9. That being the position, let me now advert to record of Designated Authority pertaining to the matter as furnished by petitioner's counsel. Perusal thereof reveals that proceeding before the authority started on 3.7.06 with following note, apparently submitted by Dy. Secretary to the concerned authority:
Subject:- Attachment of property-Case FIR No. 40/2003 Under Section 5(2) PC Act Samvat 2006 r/w 409, 467 and 120B RPC P/S VOK Ref:- Sr. Superintendent of Police, Vigilance Organization (ABP) Kashmir's No: SSP (ABP)/2006-FIR-1502 dated 26.06.2006.
1. May kindly peruse reference from SSP Vigilance Organization placed along side the file along with attachment order dated 29.06.2006 issued by him as also prior approval of Commissioner of (Vigilance) Organization, in terms of which two storeyed House at Sarnal K.P. Road Anantnag constructed by Shir Ghulam Rasool Magray, has been attached.

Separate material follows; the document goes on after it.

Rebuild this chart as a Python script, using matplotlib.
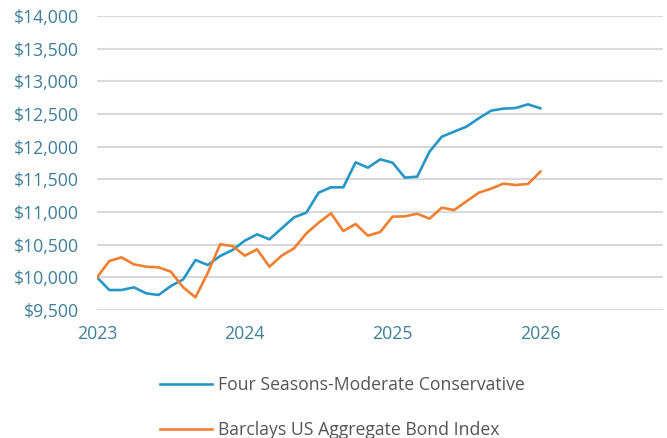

2. SSP concerned has accordingly requested in his report that attachment order issued by him may be confirmed as required under law.
3. The report has been examined and as required under relevant provisions of Prevention of Corruption Act, the Designated Authority is to afford an opportunity of being heard to the accused and has also to hear the concerned investigating Officer.
4. Draft Summon has been prepared; which is to be served upon the accused besides draft communication to be sent to SSP concerned has also been prepared. The Notice to be served to accused will also be got published through leading Daily Newspapers for which Director Information will be requested to get the needful done. The accused has been summoned on 5th July 2006 at 11. A.M. This note appears to have been approved by Designated Authority on the same date and as per an endorsement on right side at bottom of the page confirmation appears to have been accorded on 05.07.2006, as reflected below:
Confirmation order approved today on 5.7.2006, on same day the detailed order already quoted also appears to have been passed.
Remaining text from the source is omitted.